The motion today is a direct response to the concerns I raised through the Government Procurement (Financial Integrity) Amendment Bill 2017, which was mostly gutted last sitting day. The situation, I think, is quite straightforward. I believe that changing a query from $25,000 to $12,500 should be relatively straightforward. For some reason it seems that the government thinks it is in the too-hard basket.

I note that in the motion as proposed by the Chief Minister they are looking to do far more than simply change that query from $25,000 down to $12,500. However, I do not think it is acceptable that we should have to wait until June to get a response on whether they can change that query.

In effect, the amended motion would read that we commit to investigating the feasibility of improving the linkages between our contract and financial management systems and processes to enable reporting on contracts associated with invoices on the notifiable invoices register, to reporting back to the Assembly by the first sitting day in June, to investigating the obstacles in changing the current notifiable invoice register threshold of $25,000, and to reporting back to the Assembly by the last sitting day of 2017. It is, in effect, asking for the Chief Minister to come back to us in a few weeks time, having had a preliminary look to see whether this is going to be possible. In light of that, I ask that the Greens and the government consider that amendment.
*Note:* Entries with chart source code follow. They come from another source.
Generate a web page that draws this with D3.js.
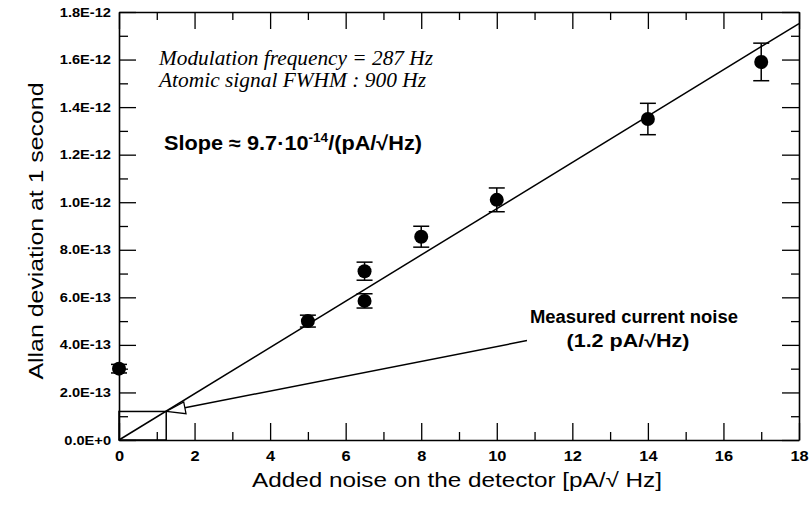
<!DOCTYPE html>
<html>
<head>
<meta charset="utf-8">
<script src="https://cdn.jsdelivr.net/npm/d3@7"></script>
<style>
  html, body { margin: 0; padding: 0; background: #fff; }
</style>
</head>
<body>
<div id="chart"></div>
<script>
// ── Data ─────────────────────────────────────────
const NOISE_X   = [0, 5, 6.5, 6.5, 8, 10, 14, 17];                 // pA/√Hz
const ALLAN_DEV = [3.0e-13, 5.0e-13, 7.1e-13, 5.85e-13, 8.55e-13, 1.01e-12, 1.35e-12, 1.59e-12];
const ALLAN_ERR = [0.18e-13, 0.25e-13, 0.38e-13, 0.30e-13, 0.44e-13, 0.50e-13, 0.66e-13, 0.79e-13];

const FIT_SLOPE = 9.73e-14;        // per pA/√Hz
const FIT_RANGE = [0, 18];

const MEASURED_NOISE = [1.25, 1.2e-13];     // marked point on the fit
const ANNOT_END      = [10.8, 4.18e-13];    // where the pointer line meets the label

const X_TICKS  = [0, 2, 4, 6, 8, 10, 12, 14, 16, 18];
const X_MINOR  = [1, 3, 5, 7, 9, 11, 13, 15, 17];
const Y_TICKS  = [0, 2e-13, 4e-13, 6e-13, 8e-13, 1e-12, 1.2e-12, 1.4e-12, 1.6e-12, 1.8e-12];
const Y_TICK_LABELS = ["0.0E+0","2.0E-13","4.0E-13","6.0E-13","8.0E-13",
                       "1.0E-12","1.2E-12","1.4E-12","1.6E-12","1.8E-12"];
const Y_MINOR  = [1e-13, 3e-13, 5e-13, 7e-13, 9e-13, 1.1e-12, 1.3e-12, 1.5e-12, 1.7e-12];

// ── Layout ───────────────────────────────────────
const W = 809, H = 506;
const margin = { top: 12, right: 10, bottom: 66, left: 119 };
const SANS  = "'Liberation Sans', Arial, sans-serif";
const SERIF = "'Liberation Serif', 'Times New Roman', serif";
const STRETCH = 1.17;   // the original figure is a bit wider than tall

const svg = d3.select("#chart").append("svg")
  .attr("width", W).attr("height", H);

const x = d3.scaleLinear().domain([0, 18]).range([margin.left, W - margin.right]);
const y = d3.scaleLinear().domain([0, 1.8e-12]).range([H - margin.bottom, margin.top]);

// widen text horizontally to mimic the stretched original
function stretch(sel, k) {
  sel.each(function () {
    const len = this.getComputedTextLength();
    d3.select(this).attr("textLength", len * k).attr("lengthAdjust", "spacingAndGlyphs");
  });
}

function styleAxis(g, keepDomain) {
  if (keepDomain) g.select(".domain").attr("stroke", "#000").attr("stroke-width", 1.6);
  else g.select(".domain").remove();
  g.selectAll(".tick line").attr("stroke", "#000").attr("stroke-width", 1.3);
  g.selectAll("text")
    .attr("font-family", SANS).attr("font-weight", "bold").attr("fill", "#000");
}

// ── Axes (ticks point inward on all four sides) ──
const gx = svg.append("g")
  .attr("transform", `translate(0,${y(0)})`)
  .call(d3.axisBottom(x).tickValues(X_TICKS).tickSize(-17).tickSizeOuter(0)
    .tickPadding(11).tickFormat(d3.format("d")));
styleAxis(gx, true);
gx.selectAll("text").attr("font-size", "14px");
stretch(gx.selectAll("text"), STRETCH);

svg.append("g").attr("transform", `translate(0,${y(0)})`)
  .call(d3.axisBottom(x).tickValues(X_MINOR).tickSize(-8).tickFormat(""))
  .call(g => styleAxis(g, false));

svg.append("g").attr("transform", `translate(0,${y(1.8e-12)})`)
  .call(d3.axisTop(x).tickValues(X_TICKS).tickSize(-17).tickSizeOuter(0).tickFormat(""))
  .call(g => styleAxis(g, true));
svg.append("g").attr("transform", `translate(0,${y(1.8e-12)})`)
  .call(d3.axisTop(x).tickValues(X_MINOR).tickSize(-8).tickFormat(""))
  .call(g => styleAxis(g, false));

const gy = svg.append("g")
  .attr("transform", `translate(${x(0)},0)`)
  .call(d3.axisLeft(y).tickValues(Y_TICKS).tickSize(-17).tickSizeOuter(0)
    .tickPadding(8).tickFormat((d, i) => Y_TICK_LABELS[i]));
styleAxis(gy, true);
gy.selectAll("text").attr("font-size", "12.5px");
stretch(gy.selectAll("text"), STRETCH);

svg.append("g").attr("transform", `translate(${x(0)},0)`)
  .call(d3.axisLeft(y).tickValues(Y_MINOR).tickSize(-9).tickFormat(""))
  .call(g => styleAxis(g, false));

svg.append("g").attr("transform", `translate(${x(18)},0)`)
  .call(d3.axisRight(y).tickValues(Y_TICKS).tickSize(-17).tickSizeOuter(0).tickFormat(""))
  .call(g => styleAxis(g, true));
svg.append("g").attr("transform", `translate(${x(18)},0)`)
  .call(d3.axisRight(y).tickValues(Y_MINOR).tickSize(-8).tickFormat(""))
  .call(g => styleAxis(g, false));

// ── Axis titles ──────────────────────────────────
svg.append("text")
  .attr("x", 252).attr("y", 487)
  .attr("font-family", SANS).attr("font-size", "20px").attr("fill", "#000")
  .attr("textLength", 410).attr("lengthAdjust", "spacingAndGlyphs")
  .text("Added noise on the detector [pA/\u221A Hz]");

svg.append("text")
  .attr("transform", "translate(43,231) rotate(-90)")
  .attr("text-anchor", "middle")
  .attr("font-family", SANS).attr("font-size", "21px").attr("fill", "#000")
  .attr("textLength", 297).attr("lengthAdjust", "spacingAndGlyphs")
  .text("Allan deviation at 1 second");

// ── Linear fit ───────────────────────────────────
svg.append("line")
  .attr("x1", x(FIT_RANGE[0])).attr("y1", y(FIT_SLOPE * FIT_RANGE[0]))
  .attr("x2", x(FIT_RANGE[1])).attr("y2", y(FIT_SLOPE * FIT_RANGE[1]))
  .attr("stroke", "#000").attr("stroke-width", 1.5);

// ── Measured current noise marker ────────────────
svg.append("rect")
  .attr("x", x(0)).attr("y", y(MEASURED_NOISE[1]))
  .attr("width", x(MEASURED_NOISE[0]) - x(0))
  .attr("height", y(0) - y(MEASURED_NOISE[1]))
  .attr("fill", "none").attr("stroke", "#000").attr("stroke-width", 1.5);

const tipX = x(MEASURED_NOISE[0]), tipY = y(MEASURED_NOISE[1]);
const endX = x(ANNOT_END[0]),      endY = y(ANNOT_END[1]);
const ang  = Math.atan2(endY - tipY, endX - tipX);
const headLen = 19, headHalf = 6;
const bx = tipX + headLen * Math.cos(ang), by = tipY + headLen * Math.sin(ang);
const px = -Math.sin(ang) * headHalf,     py = Math.cos(ang) * headHalf;

svg.append("line")
  .attr("x1", bx).attr("y1", by).attr("x2", endX).attr("y2", endY)
  .attr("stroke", "#000").attr("stroke-width", 1.5);
svg.append("path")
  .attr("d", `M${tipX},${tipY}L${bx + px},${by + py}L${bx - px},${by - py}Z`)
  .attr("fill", "#fff").attr("stroke", "#000").attr("stroke-width", 1.3);

// ── Error bars + points ──────────────────────────
const pts = NOISE_X.map((v, i) => ({ x: v, y: ALLAN_DEV[i], e: ALLAN_ERR[i] }));
const capW = 8;

const eb = svg.append("g").attr("stroke", "#000").attr("stroke-width", 1.5);
eb.selectAll(".stem").data(pts).join("line")
  .attr("x1", d => x(d.x)).attr("x2", d => x(d.x))
  .attr("y1", d => y(d.y - d.e)).attr("y2", d => y(d.y + d.e));
eb.selectAll(".capTop").data(pts).join("line")
  .attr("x1", d => x(d.x) - capW).attr("x2", d => x(d.x) + capW)
  .attr("y1", d => y(d.y + d.e)).attr("y2", d => y(d.y + d.e));
eb.selectAll(".capBot").data(pts).join("line")
  .attr("x1", d => x(d.x) - capW).attr("x2", d => x(d.x) + capW)
  .attr("y1", d => y(d.y - d.e)).attr("y2", d => y(d.y - d.e));

svg.append("g").selectAll("circle").data(pts).join("circle")
  .attr("cx", d => x(d.x)).attr("cy", d => y(d.y))
  .attr("r", 7).attr("fill", "#000");

// ── Text annotations ─────────────────────────────
const it = svg.append("g")
  .attr("font-family", SERIF).attr("font-style", "italic")
  .attr("font-size", "20px").attr("fill", "#000")
  .attr("lengthAdjust", "spacingAndGlyphs");
it.append("text").attr("x", 159).attr("y", 65).attr("textLength", 274)
  .attr("lengthAdjust", "spacingAndGlyphs").text("Modulation frequency = 287 Hz");
it.append("text").attr("x", 159).attr("y", 87).attr("textLength", 267)
  .attr("lengthAdjust", "spacingAndGlyphs").text("Atomic signal FWHM : 900 Hz");

const slope = svg.append("text")
  .attr("x", 164).attr("y", 150)
  .attr("font-family", SANS).attr("font-weight", "bold")
  .attr("font-size", "20px").attr("fill", "#000");
slope.append("tspan").text("Slope \u2248 9.7\u00B710");
slope.append("tspan").attr("font-size", "12.5px").attr("dy", -8).text("-14");
slope.append("tspan").attr("dy", 8).text("/(pA/\u221AHz)");
stretch(slope, 258 / slope.node().getComputedTextLength());

const ann = svg.append("g")
  .attr("font-family", SANS).attr("font-weight", "bold")
  .attr("font-size", "17.5px").attr("fill", "#000")
  .attr("text-anchor", "middle");
const ann1 = ann.append("text").attr("x", 634).attr("y", 323).text("Measured current noise");
const ann2 = ann.append("text").attr("x", 628).attr("y", 347).text("(1.2 pA/\u221AHz)");
stretch(ann1, 208 / ann1.node().getComputedTextLength());
stretch(ann2, 123 / ann2.node().getComputedTextLength());
</script>
</body>
</html>
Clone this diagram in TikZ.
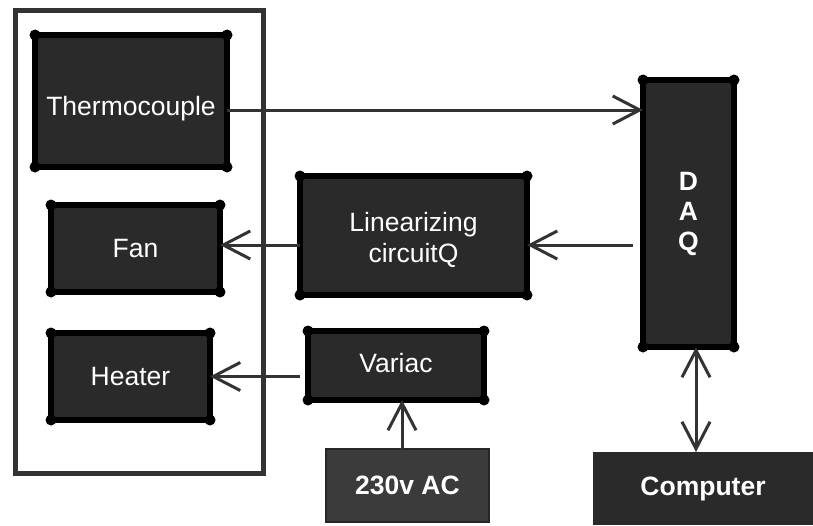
\documentclass[tikz,border=0pt]{standalone}
\usepackage{fontspec}
\setmainfont{Liberation Sans}
\usetikzlibrary{arrows.meta}
\definecolor{boxfill}{HTML}{2A2A2A}
\definecolor{acfill}{HTML}{3B3B3B}
\definecolor{linecol}{HTML}{333333}
\newcommand{\dnshift}[2]{\raisebox{-#1}[\height][\depth]{#2}}
\begin{document}
\begin{tikzpicture}[x=1pt,y=-1pt,
  blk/.style={draw=black, line width=6.5pt, fill=boxfill, text=white, outer sep=0pt, inner sep=0pt,
    font=\fontsize{26.5}{31}\selectfont, align=center},
  plainblk/.style={fill=boxfill, text=white, inner sep=0pt, outer sep=0pt,
    font=\bfseries\fontsize{26.5}{30}\selectfont, align=center},
  tipb/.tip={Straight Barb[length=27pt,width=28pt]},
  arr/.style={draw=linecol, line width=3pt, -tipb},
  arrboth/.style={draw=linecol, line width=3pt, tipb-tipb}]
\useasboundingbox (0,0) rectangle (813,525);
% enclosure
\draw[linecol, line width=5pt] (15,10) rectangle (263,473);
% blocks
\node[blk, minimum width=192pt, minimum height=132pt] (thermo) at (131,101) {\dnshift{8pt}{Thermocouple}};
\node[blk, minimum width=169pt, minimum height=87pt] (fan) at (135.5,248.5) {Fan};
\node[blk, minimum width=159pt, minimum height=87pt] (heater) at (130.5,376.5) {Heater};
\node[blk, minimum width=227pt, minimum height=119pt,
  label={[text=white, font=\fontsize{26.5}{31}\selectfont, align=center, yshift=-4pt]center:{Linearizing\\circuitQ}}] (lin) at (413.5,235.5) {};
\node[blk, minimum width=176pt, minimum height=69pt] (variac) at (396,365.5) {\dnshift{-2pt}{Variac}};
\node[blk, minimum width=91pt, minimum height=267pt, font=\bfseries\fontsize{26.5}{30}\selectfont] (daq) at (688.5,213.5) {D\\A\\Q};
\node[plainblk, fill=acfill, draw=black!85, line width=1.5pt, minimum width=163pt, minimum height=73pt] (ac) at (407.5,485.5) {230v AC};
\node[plainblk, minimum width=220pt, minimum height=73pt] (comp) at (703,488.5) {Computer};
% corner dots
\foreach \n in {thermo,fan,heater,lin,variac,daq}
  \foreach \a in {north west,north east,south west,south east}
    \fill[black] (\n.\a) circle (5.5pt);
% connectors
\coordinate (t1) at ([yshift=-9pt]thermo.east);
\draw[arr] (t1) -- (t1 -| daq.west);
\coordinate (l1) at ([yshift=-9.5pt]lin.east);
\coordinate (d1) at (daq.west |- l1);
\draw[arr] ([xshift=-10pt]d1) -- (l1);
\coordinate (l2) at ([yshift=-9.5pt]lin.west);
\draw[arr] (l2) -- (l2 -| fan.east);
\coordinate (h1) at (variac.west |- heater.east);
\draw[arr] ([xshift=-8pt]h1) -- (heater.east);
\coordinate (a1) at ([xshift=-5.5pt]ac.north);
\draw[arr] (a1) -- (a1 |- variac.south);
\coordinate (c1) at ([xshift=7.5pt]daq.south);
\draw[arrboth] (c1) -- (c1 |- comp.north);
\end{tikzpicture}
\end{document}
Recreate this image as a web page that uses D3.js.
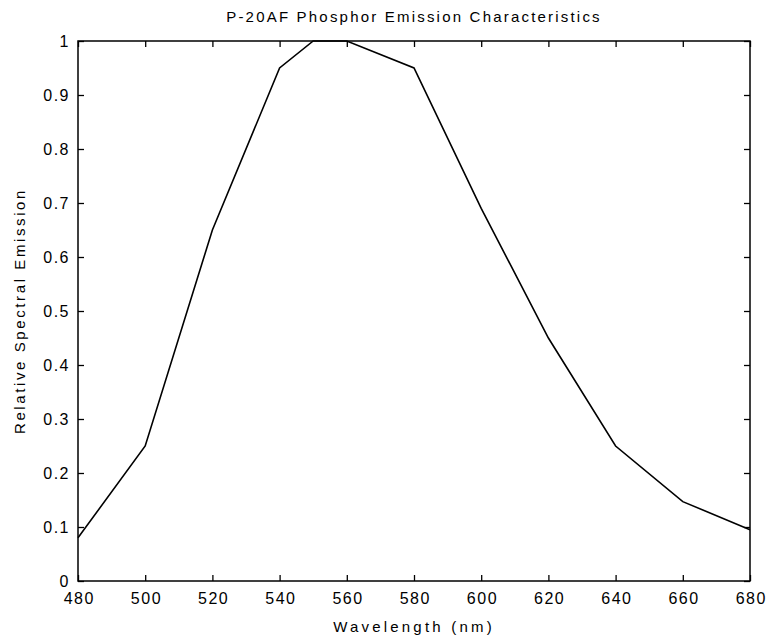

MS LE COUTEUR (Murrumbidgee) (4.05): There has been a bit of email correspondence on these issues. I have a problem with Mr Coe’s amendment, which I have just received; it is excellent timing. The idea of reporting back on the substantive body of work a bit earlier is a good idea. It has obviously the major advantage that it means that this can be discussed as part of the estimates process. On the other two, as I said to Mr Coe, while no doubt it would be possible to get them done by that time—

Mr Coe: No, it is reporting back. It is an update. It is not actually doing it; it is reporting back to see whether it is possible.

MS LE COUTEUR: My concern is that by putting in such a tight deadline, the reporting back would be a very cursory affair. Obviously you can report back and say something but if we want any useful information as part of this reporting back then we probably, in all fairness to the government, need to give them a bit longer than about three weeks. So I have problems with (c) and (d). That timing is a bit unfair on the government, who, let us face it, before the beginning of this week were not planning to do this work any time soon. If this were in two motions, which it is not, I would be supporting (b), but (c) and (d) are, I think, too challenging.